Chegou ao fim a era Jair Bolsonaro. Não nos esperam um jardim florido, um amanhã que canta; pelo contrário, há muitas pedras no caminho.
Mas hoje é dia de celebrar em nome de muita coisa. Da floresta, dos povos originários, que seriam destruídos sem piedade com a sequência da política bolsonarista. Da humanidade que, diante da possibilidade de proteção da Amazônia, respira um pouco mais aliviada tendo em vista a ameaça das mudanças climáticas.
Celebrar em nome das crianças brasileiras que terão a oportunidade de um mutirão pelo ensino, depois da tempestade perfeita: pandemia e uma sequência de incompetentes ministros da Educação.
Celebrar pela paz, uma vez que é possível reverter a política que inundou o país de armas e transformou a sala de jantar de bolsonaristas como Roberto Jefferson num arsenal de fuzis e granadas.
Celebrar pela cultura que emergir desse clima de guerra criado por teóricos da extrema direita, pela ciência que poderá florescer diante de negacionistas que se recusam a admitir a existência de um perigoso vírus ou mesmo a aceitar a forma real do planeta Terra.
Agora, com a derrota de Bolsonaro e seus falsos discursos sobre defesa da família, é possível que amigos, primos e irmãos se reconciliem, sem que isso represente uma capitulação diante das preferências do outro. Aceitar a diferença, despedir-se do clima de ódio é algo tão urgente em nosso país que o próprio Papa Francisco o ressaltou em sua fala no Vaticano.
A esta altura da vida, não tenho ilusões. Nem creio que a gigantesca tarefa de recolocar o Brasil no rumo dependa apenas de um novo presidente.
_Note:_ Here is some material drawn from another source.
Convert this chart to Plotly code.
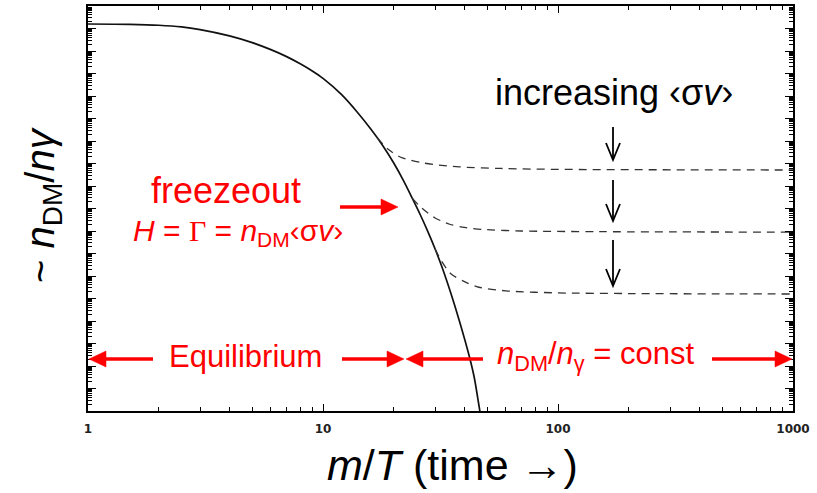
import plotly.graph_objects as go

# ---------------- data ----------------
# m/T values and log10(n_DM/n_gamma) for the equilibrium (solid) curve
mt_equilibrium = [1, 1.5, 2, 2.5, 3, 4, 5, 6, 7, 8, 9, 10, 12, 14, 16, 18, 20, 22, 24, 26, 28, 30, 32, 35,
                  38, 42, 44, 46, 48]
logn_equilibrium = [-2.80, -2.815, -2.855, -2.93, -3.05, -3.33, -3.63, -3.94, -4.25, -4.57, -4.89, -5.22,
                    -5.94, -6.72, -7.48, -8.22, -8.98, -9.76, -10.55, -11.30, -12.05, -12.80, -13.57,
                    -14.77, -15.98, -17.60, -18.50, -19.70, -20.90]

# freeze-out (dashed) curves, from small to large <sigma v>
mt_freeze1 = [17, 19, 21.3, 25.9, 29.5, 38, 57, 100, 1000]
logn_freeze1 = [-7.85, -8.38, -8.71, -8.95, -9.04, -9.15, -9.22, -9.26, -9.29]
mt_freeze2 = [24, 26, 27.7, 30, 34.6, 40, 47.7, 70, 150, 1000]
logn_freeze2 = [-10.55, -10.93, -11.17, -11.42, -11.70, -11.84, -11.93, -12.00, -12.03, -12.05]
mt_freeze3 = [30, 32, 35, 40, 46, 60, 100, 200, 1000]
logn_freeze3 = [-12.80, -13.35, -13.90, -14.25, -14.50, -14.66, -14.75, -14.78, -14.80]

x_tickvals = [1, 10, 100, 1000]
x_ticktext = ["1", "10", "100", "1000"]

# ---------------- figure ----------------
W, H = 817, 493
ML, MR, MT, MB = 88, 24, 6, 82
PW, PH = W - ML - MR, H - MT - MB


def px(x):
    return (x - ML) / PW


def py(y):
    return (H - MB - y) / PH


RED = "#ff0000"
SANS = "Liberation Sans, Arial, sans-serif"

fig = go.Figure()
fig.add_trace(go.Scatter(x=mt_equilibrium, y=[10 ** v for v in logn_equilibrium], mode="lines",
                         line=dict(color="#111111", width=1.7, shape="spline", smoothing=0.8),
                         showlegend=False, hoverinfo="skip"))
for xs, ys in [(mt_freeze1, logn_freeze1), (mt_freeze2, logn_freeze2), (mt_freeze3, logn_freeze3)]:
    fig.add_trace(go.Scatter(x=xs, y=[10 ** v for v in ys], mode="lines",
                             line=dict(color="#333333", width=1.3, dash="8px,6px", shape="spline", smoothing=0.8),
                             showlegend=False, hoverinfo="skip"))

shapes = []


def red_arrow(x_tail, x_tip, y, head=17, half=8, width=3.5):
    d = 1 if x_tip > x_tail else -1
    base = x_tip - d * head
    shapes.append(dict(type="line", xref="paper", yref="paper", x0=px(x_tail), x1=px(base + d * 2),
                       y0=py(y), y1=py(y), line=dict(color=RED, width=width)))
    shapes.append(dict(type="path", xref="paper", yref="paper",
                       path=f"M {px(base)} {py(y - half)} L {px(x_tip)} {py(y)} L {px(base)} {py(y + half)} Z",
                       fillcolor=RED, line=dict(color=RED, width=0.5)))


red_arrow(340, 398, 207)
red_arrow(153, 89, 359)
red_arrow(342, 404, 359)
red_arrow(483, 406, 359)
red_arrow(712, 792, 359)

# black "increasing <sigma v>" arrows, placed at m/T ~ 171
arrow_x = 613
for y0, y1 in [(127, 160), (180, 221), (240, 286)]:
    shapes.append(dict(type="line", xref="paper", yref="paper", x0=px(arrow_x), x1=px(arrow_x),
                       y0=py(y0), y1=py(y1), line=dict(color="black", width=1.8)))
    shapes.append(dict(type="path", xref="paper", yref="paper",
                       path=f"M {px(arrow_x - 7)} {py(y1 - 17)} L {px(arrow_x)} {py(y1)} L {px(arrow_x + 7)} {py(y1 - 17)}",
                       line=dict(color="black", width=1.8)))

annotations = []


def text(t, cx, baseline, size, color=RED, family=SANS, angle=0):
    annotations.append(dict(text=t, x=px(cx), y=py(baseline - 0.34 * size), xref="paper", yref="paper",
                            xanchor="center", yanchor="middle", showarrow=False, textangle=angle,
                            font=dict(size=size, color=color, family=family)))


text("freezeout", 226, 203, 36)
text("<i>H</i> = <span style='font-family:Liberation Serif, Times New Roman, serif'>Γ</span> = "
     "<i>n</i><sub>DM</sub>‹σ<i>v</i>›", 238, 243, 30)
text("Equilibrium", 245, 367, 31)
text("<i>n</i><sub>DM</sub>/<i>n</i><sub>γ</sub> = const", 596, 367, 31)
text("increasing ‹σ<i>v</i>›", 614, 105, 36, color="black")
text("<i>m</i>/<i>T</i> (time →)", 452, 480, 43, color="black")
annotations.append(dict(text="~ <i>n</i><sub>DM</sub>/<i>nγ</i>", x=px(43), y=py(205), xref="paper", yref="paper",
                        xanchor="center", yanchor="middle", showarrow=False, textangle=-90,
                        font=dict(size=40, color="black", family=SANS)))

axis_common = dict(showline=True, linecolor="black", linewidth=2, mirror="ticks", showgrid=False,
                   zeroline=False, ticks="inside", tickcolor="black", tickwidth=1.2, automargin=False)

fig.update_layout(
    width=W, height=H, margin=dict(l=ML, r=MR, t=MT, b=MB, autoexpand=False),
    paper_bgcolor="white", plot_bgcolor="white",
    shapes=shapes, annotations=annotations,
    xaxis=dict(type="log", range=[0, 3], tickvals=x_tickvals, ticktext=x_ticktext, ticklen=7,
               tickfont=dict(family="DejaVu Sans", size=12, color="#222222", weight="bold"),
               ticklabelstandoff=6,
               minor=dict(ticks="inside", ticklen=4, dtick="D1", tickcolor="black", tickwidth=1, showgrid=False),
               **axis_common),
    yaxis=dict(type="log", range=[-20, -2], dtick=1, ticklen=8, showticklabels=False,
               minor=dict(ticks="inside", ticklen=4, dtick="D1", tickcolor="black", tickwidth=1, showgrid=False),
               **axis_common),
)

fig.write_html("out.html", config={"displayModeBar": False},
               post_script="document.body.style.margin='0';")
Acredito, no entanto, que o processo de redemocratização que nos trouxe do exílio vive uma nova chance.
Hoje não é dia de falar nisso, mas precisaremos saber por que chegamos a Bolsonaro e que tipo de antídoto social produziremos para evitar uma nova queda. A distância entre os políticos e as pessoas comuns foi uma excelente chance para os oportunistas do tipo vamos “derrubar tudo o que está aí” — leia-se derrubar as instituições.
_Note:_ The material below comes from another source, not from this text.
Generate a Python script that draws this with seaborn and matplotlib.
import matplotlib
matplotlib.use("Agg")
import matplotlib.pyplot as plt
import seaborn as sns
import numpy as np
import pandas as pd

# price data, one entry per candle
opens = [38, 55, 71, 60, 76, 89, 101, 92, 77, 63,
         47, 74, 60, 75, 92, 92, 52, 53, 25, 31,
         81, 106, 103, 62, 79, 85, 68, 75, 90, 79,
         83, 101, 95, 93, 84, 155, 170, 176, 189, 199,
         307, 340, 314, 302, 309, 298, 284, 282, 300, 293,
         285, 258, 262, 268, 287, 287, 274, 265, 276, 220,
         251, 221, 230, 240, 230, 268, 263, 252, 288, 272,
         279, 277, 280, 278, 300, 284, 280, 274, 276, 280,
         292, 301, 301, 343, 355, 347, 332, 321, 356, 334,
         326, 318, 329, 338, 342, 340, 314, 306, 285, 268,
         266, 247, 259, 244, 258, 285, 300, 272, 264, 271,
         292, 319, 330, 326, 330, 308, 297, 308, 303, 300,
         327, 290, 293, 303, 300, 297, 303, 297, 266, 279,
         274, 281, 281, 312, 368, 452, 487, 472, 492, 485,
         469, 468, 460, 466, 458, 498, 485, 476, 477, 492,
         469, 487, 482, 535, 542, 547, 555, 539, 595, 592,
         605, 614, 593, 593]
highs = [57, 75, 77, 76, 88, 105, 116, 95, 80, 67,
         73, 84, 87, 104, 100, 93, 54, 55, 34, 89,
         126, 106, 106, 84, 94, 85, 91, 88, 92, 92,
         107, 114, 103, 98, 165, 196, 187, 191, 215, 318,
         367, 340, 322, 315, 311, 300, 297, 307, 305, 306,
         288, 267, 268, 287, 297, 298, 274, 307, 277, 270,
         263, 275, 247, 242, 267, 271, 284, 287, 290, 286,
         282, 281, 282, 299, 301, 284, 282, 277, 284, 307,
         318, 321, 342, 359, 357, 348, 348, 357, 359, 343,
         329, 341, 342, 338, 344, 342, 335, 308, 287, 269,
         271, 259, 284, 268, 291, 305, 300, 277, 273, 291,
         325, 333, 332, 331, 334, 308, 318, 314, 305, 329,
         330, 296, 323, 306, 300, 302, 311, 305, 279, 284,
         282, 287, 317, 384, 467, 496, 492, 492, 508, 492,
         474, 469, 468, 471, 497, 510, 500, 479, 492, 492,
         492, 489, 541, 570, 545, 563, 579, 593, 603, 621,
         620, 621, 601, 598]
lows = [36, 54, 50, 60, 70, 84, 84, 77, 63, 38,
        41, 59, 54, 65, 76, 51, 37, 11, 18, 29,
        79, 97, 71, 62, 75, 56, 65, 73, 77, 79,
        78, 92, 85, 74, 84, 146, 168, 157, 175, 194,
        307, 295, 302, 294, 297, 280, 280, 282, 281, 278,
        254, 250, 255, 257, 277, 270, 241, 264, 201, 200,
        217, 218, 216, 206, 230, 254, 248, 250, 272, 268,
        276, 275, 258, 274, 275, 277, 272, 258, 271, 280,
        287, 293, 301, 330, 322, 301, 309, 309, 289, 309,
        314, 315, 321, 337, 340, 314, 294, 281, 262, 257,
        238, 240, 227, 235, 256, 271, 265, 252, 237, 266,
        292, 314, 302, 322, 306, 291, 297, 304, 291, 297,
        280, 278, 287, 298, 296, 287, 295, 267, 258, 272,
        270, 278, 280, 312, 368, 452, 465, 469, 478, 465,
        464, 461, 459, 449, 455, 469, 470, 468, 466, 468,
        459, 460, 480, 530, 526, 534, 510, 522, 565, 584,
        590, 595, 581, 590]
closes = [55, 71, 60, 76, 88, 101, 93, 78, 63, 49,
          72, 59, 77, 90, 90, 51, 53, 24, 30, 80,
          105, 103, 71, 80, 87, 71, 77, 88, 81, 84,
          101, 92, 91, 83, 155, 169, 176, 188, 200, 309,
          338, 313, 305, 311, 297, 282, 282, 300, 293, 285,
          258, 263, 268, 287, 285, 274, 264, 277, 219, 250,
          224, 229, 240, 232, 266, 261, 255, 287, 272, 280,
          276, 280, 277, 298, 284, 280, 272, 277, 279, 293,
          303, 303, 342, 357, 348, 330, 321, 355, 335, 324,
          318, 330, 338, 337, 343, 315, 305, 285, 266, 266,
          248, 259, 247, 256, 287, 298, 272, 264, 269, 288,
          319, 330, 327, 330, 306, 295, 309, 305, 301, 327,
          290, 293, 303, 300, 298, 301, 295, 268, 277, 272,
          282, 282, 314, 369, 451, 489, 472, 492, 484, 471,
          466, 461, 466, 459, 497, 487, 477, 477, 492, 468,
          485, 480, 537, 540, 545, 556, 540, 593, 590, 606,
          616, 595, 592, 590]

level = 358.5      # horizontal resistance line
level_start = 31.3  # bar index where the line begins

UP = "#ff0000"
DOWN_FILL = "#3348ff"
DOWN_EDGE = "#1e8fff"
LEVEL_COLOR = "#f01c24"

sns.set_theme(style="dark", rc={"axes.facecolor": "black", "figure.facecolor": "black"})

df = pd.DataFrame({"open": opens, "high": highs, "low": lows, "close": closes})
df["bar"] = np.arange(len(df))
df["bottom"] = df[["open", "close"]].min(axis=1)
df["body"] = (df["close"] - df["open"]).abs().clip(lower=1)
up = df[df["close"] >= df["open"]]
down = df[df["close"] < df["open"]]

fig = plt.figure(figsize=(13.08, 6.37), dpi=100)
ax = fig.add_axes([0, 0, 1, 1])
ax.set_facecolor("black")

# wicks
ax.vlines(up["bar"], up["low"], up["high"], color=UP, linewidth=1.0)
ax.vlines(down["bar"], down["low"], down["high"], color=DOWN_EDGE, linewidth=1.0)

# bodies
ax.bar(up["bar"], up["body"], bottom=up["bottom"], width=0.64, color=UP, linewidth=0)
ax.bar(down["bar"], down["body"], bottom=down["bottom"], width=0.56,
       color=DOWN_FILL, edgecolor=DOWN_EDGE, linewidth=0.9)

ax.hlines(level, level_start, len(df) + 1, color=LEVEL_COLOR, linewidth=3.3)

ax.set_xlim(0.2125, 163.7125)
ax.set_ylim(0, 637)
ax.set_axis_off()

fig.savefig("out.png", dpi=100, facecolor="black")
Vivemos inundados por um tsunami de fake news. Elas foram uma grande ameaça à campanha. Mas são e serão sempre também ameaça a governos. Precisaremos encontrar pontos de convergência que nos unam diante do interesse nacional e compreender que fake news não se combatem apenas com repressão.
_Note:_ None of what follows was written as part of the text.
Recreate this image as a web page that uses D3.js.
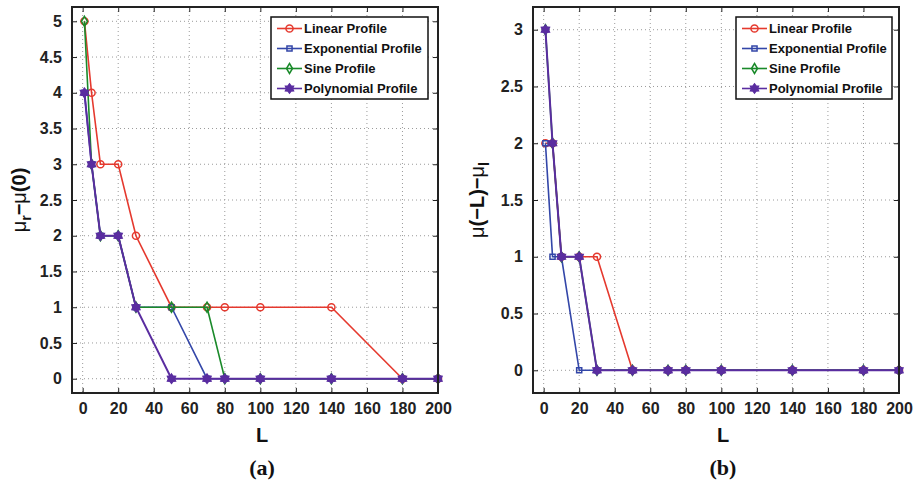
<!DOCTYPE html>
<html>
<head>
<meta charset="utf-8">
<script src="https://cdn.jsdelivr.net/npm/d3@7"></script>
<style>
    body { margin: 0; background: #fff; }
    .tick text { font-family: "Liberation Sans", Arial, sans-serif; font-weight: bold; font-size: 16px; fill: #222; }
    .legend text { font-family: "Liberation Sans", Arial, sans-serif; font-weight: bold; font-size: 13px; fill: #111; }
</style>
</head>
<body>
<div class="figure"></div>
<script>
// ----- DATA ------------------------------------------------------------
const L_VALUES = [1, 5, 10, 20, 30, 50, 70, 80, 100, 140, 180, 200];
const SERIES_NAMES = ["Linear Profile", "Exponential Profile", "Sine Profile", "Polynomial Profile"];

// panel (a): mu_r - mu(0)
const linearA      = [5, 4, 3, 3, 2, 1, 1, 1, 1, 1, 0, 0];
const exponentialA = [4, 3, 2, 2, 1, 1, 0, 0, 0, 0, 0, 0];
const sineA        = [5, 3, 2, 2, 1, 1, 1, 0, 0, 0, 0, 0];
const polynomialA  = [4, 3, 2, 2, 1, 0, 0, 0, 0, 0, 0, 0];

// panel (b): mu(-L) - mu_l
const linearB      = [2, 2, 1, 1, 1, 0, 0, 0, 0, 0, 0, 0];
const exponentialB = [2, 1, 1, 0, 0, 0, 0, 0, 0, 0, 0, 0];
const sineB        = [3, 2, 1, 1, 0, 0, 0, 0, 0, 0, 0, 0];
const polynomialB  = [3, 2, 1, 1, 0, 0, 0, 0, 0, 0, 0, 0];

const X_TICKS  = [0, 20, 40, 60, 80, 100, 120, 140, 160, 180, 200];
const Y_TICKS_A = [0, 0.5, 1, 1.5, 2, 2.5, 3, 3.5, 4, 4.5, 5];
const Y_TICKS_B = [0, 0.5, 1, 1.5, 2, 2.5, 3];

const COLOURS = ["#e5392e", "#3346a8", "#1a8a2a", "#5a2da0"];
const MARKERS = ["circle", "square", "diamond", "star"];

const width = 916, height = 486;

const svg = d3.select(".figure").append("svg")
    .attr("width", width)
    .attr("height", height);

// hexagram-ish marker for the polynomial series
function _markerPath( type )
{
    if( type === "circle" )  { return d3.symbol(d3.symbolCircle, 40)(); }
    if( type === "square" )  { return d3.symbol(d3.symbolSquare, 26)(); }
    if( type === "diamond" ) { return "M0,-5L3,0L0,5L-3,0Z"; }

    let pts = [];
    for( let i = 0; i < 12; i++ )
    {
        let a = i * Math.PI / 6 - Math.PI / 2;
        let r = ( i % 2 === 0 ) ? 4.6 : 3;
        pts.push( [r * Math.cos(a), r * Math.sin(a)] );
    }
    return "M" + pts.map(p => p[0].toFixed(2) + "," + p[1].toFixed(2)).join("L") + "Z";
}

function _drawPanel( opts )
{
    const box = opts.box;
    const innerWidth = box.right - box.left;
    const innerHeight = box.bottom - box.top;

    let x = d3.scaleLinear().domain([-6, 200]).range([0, innerWidth]);
    let y = d3.scaleLinear().domain(opts.yDomain).range([innerHeight, 0]);

    let g = svg.append("g")
        .attr("transform", "translate(" + box.left + "," + box.top + ")");

    // dotted grid
    g.append("g").selectAll("line")
        .data(X_TICKS)
        .enter().append("line")
            .attr("x1", d => x(d)).attr("x2", d => x(d))
            .attr("y1", 0).attr("y2", innerHeight)
            .attr("stroke", "#9a9a9a")
            .attr("stroke-width", 1)
            .attr("stroke-dasharray", "1,3");

    g.append("g").selectAll("line")
        .data(opts.yTicks)
        .enter().append("line")
            .attr("x1", 0).attr("x2", innerWidth)
            .attr("y1", d => y(d)).attr("y2", d => y(d))
            .attr("stroke", "#9a9a9a")
            .attr("stroke-width", 1)
            .attr("stroke-dasharray", "1,3");

    // axes (inward ticks, matlab style)
    let xAxis = d3.axisBottom(x).tickValues(X_TICKS).tickSizeInner(-5).tickSizeOuter(0).tickPadding(10);
    let yAxis = d3.axisLeft(y).tickValues(opts.yTicks).tickSizeInner(-5).tickSizeOuter(0).tickPadding(10)
                    .tickFormat(d3.format("~g"));

    g.append("g")
        .attr("transform", "translate(0," + innerHeight + ")")
        .call(xAxis)
        .call(a => a.select(".domain").remove());

    g.append("g")
        .call(yAxis)
        .call(a => a.select(".domain").remove());

    g.append("g")
        .call(d3.axisTop(x).tickValues(X_TICKS).tickSizeInner(-5).tickSizeOuter(0).tickFormat(""))
        .call(a => a.select(".domain").remove());

    g.append("g")
        .attr("transform", "translate(" + innerWidth + ",0)")
        .call(d3.axisRight(y).tickValues(opts.yTicks).tickSizeInner(-5).tickSizeOuter(0).tickFormat(""))
        .call(a => a.select(".domain").remove());

    g.selectAll(".tick line").attr("stroke", "#222");

    // series lines
    let line = d3.line()
        .x((d, i) => x(L_VALUES[i]))
        .y(d => y(d));

    opts.series.forEach((s, k) => {
        g.append("path")
            .datum(s)
            .attr("fill", "none")
            .attr("stroke", COLOURS[k])
            .attr("stroke-width", k === 3 ? 2 : 1.6)
            .attr("d", line);

        g.append("g").selectAll("path")
            .data(s)
            .enter().append("path")
                .attr("transform", (d, i) => "translate(" + x(L_VALUES[i]) + "," + y(d) + ")")
                .attr("d", _markerPath(MARKERS[k]))
                .attr("fill", MARKERS[k] === "star" ? COLOURS[k] : "none")
                .attr("stroke", COLOURS[k])
                .attr("stroke-width", 1.5);
    });

    // frame
    g.append("rect")
        .attr("width", innerWidth)
        .attr("height", innerHeight)
        .attr("fill", "none")
        .attr("stroke", "#222")
        .attr("stroke-width", 2);

    // legend
    let legend = g.append("g")
        .classed("legend", true)
        .attr("transform", "translate(" + opts.legend.x + "," + opts.legend.y + ")");

    legend.append("rect")
        .attr("width", opts.legend.w)
        .attr("height", 82)
        .attr("fill", "#fff")
        .attr("stroke", "#111")
        .attr("stroke-width", 1.5);

    SERIES_NAMES.forEach((name, k) => {
        let row = legend.append("g")
            .attr("transform", "translate(0," + (11.5 + k * 20) + ")");
        row.append("line")
            .attr("x1", 6).attr("x2", 31)
            .attr("stroke", COLOURS[k])
            .attr("stroke-width", 1.6);
        row.append("path")
            .attr("transform", "translate(18.5,0)")
            .attr("d", _markerPath(MARKERS[k]))
            .attr("fill", MARKERS[k] === "star" ? COLOURS[k] : "none")
            .attr("stroke", COLOURS[k])
            .attr("stroke-width", 1.5);
        row.append("text")
            .attr("x", 33)
            .attr("y", 4.5)
            .text(name);
    });

    // x label and panel caption
    svg.append("text")
        .attr("x", opts.labelX)
        .attr("y", 442)
        .attr("text-anchor", "middle")
        .style("font-family", "Liberation Sans, Arial, sans-serif")
        .style("font-weight", "bold")
        .style("font-size", "20px")
        .attr("fill", "#111")
        .text("L");

    svg.append("text")
        .attr("x", opts.labelX)
        .attr("y", 475)
        .attr("text-anchor", "middle")
        .style("font-family", "Liberation Serif, Times New Roman, serif")
        .style("font-weight", "bold")
        .style("font-size", "22px")
        .attr("fill", "#111")
        .text(opts.caption);

    // y label (rotated, with subscript)
    let yl = svg.append("text")
        .attr("transform", "translate(" + opts.yLabelX + ",200) rotate(-90)")
        .attr("text-anchor", "middle")
        .style("font-family", "Liberation Sans, Arial, sans-serif")
        .style("font-weight", "bold")
        .style("font-size", "20px")
        .attr("fill", "#111");

    opts.yLabel.forEach(part => {
        yl.append("tspan")
            .attr("dy", part.sub ? 5 : (part.after ? -5 : 0))
            .style("font-size", part.sub ? "14px" : null)
            .style("font-weight", part.mu ? "normal" : null)
            .text(part.t);
    });
}

_drawPanel({
    box: { left: 72, right: 438, top: 7, bottom: 393 },
    yDomain: [-0.2, 5.2],
    yTicks: Y_TICKS_A,
    series: [linearA, exponentialA, sineA, polynomialA],
    legend: { x: 199, y: 10, w: 157 },
    labelX: 262,
    caption: "(a)",
    yLabelX: 26,
    yLabel: [ { t: "\u03bc", mu: true }, { t: "r", sub: true }, { t: "\u2212", after: true }, { t: "\u03bc", mu: true }, { t: "(0)" } ]
});

_drawPanel({
    box: { left: 533, right: 899, top: 7, bottom: 393 },
    yDomain: [-0.2, 3.2],
    yTicks: Y_TICKS_B,
    series: [linearB, exponentialB, sineB, polynomialB],
    legend: { x: 203, y: 10, w: 156 },
    labelX: 723,
    caption: "(b)",
    yLabelX: 484,
    yLabel: [ { t: "\u03bc", mu: true }, { t: "(\u2212L)\u2212" }, { t: "\u03bc", mu: true }, { t: "l", sub: true } ]
});
</script>
</body>
</html>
Precisaremos de cursos que ensinem os cidadãos a usar seus próprios filtros para que possam resistir a essa arma. Precisaremos encontrar os pontos de convergência, o inequívoco interesse nacional, que possam nos unir, ainda que apenas por alguns momentos.
Precisaremos aprender a distinguir conservadores de reacionários, a mostrar aos religiosos de boa-fé que se equivocaram ao acreditar em líderes espúrios como Jefferson ou Bolsonaro.
São tantas as qualidades que o novo momento exige de nós, que temo anuviar a celebração ao enunciá-las. Paciência, habilidade, imaginação, tolerância, todos esses componentes terão de se combinar não apenas para gritar “nunca mais” como possivelmente todos gritam hoje.
Precisaremos nos entender sobre como transformar o nunca mais numa realidade. No auge das grandes manifestações pelas eleições diretas, ao voltar do exílio, não imaginei que isso era um problema real.
Agora que o autoritarismo, a violência, a intolerância e o obscurantismo rondaram de novo nosso país, seria um absurdo riscar da agenda esse compromisso com o nunca mais.
A maioria do povo brasileiro escolheu um caminho. Nossa missão é trabalhar incansavelmente para que seja um novo caminho, e não apenas mais um descaminho no labirinto da nossa História.
O mundo inteiro celebra nossa volta à comunidade internacional, nossa reintegração ao esforço humano para sobreviver num planeta em crise.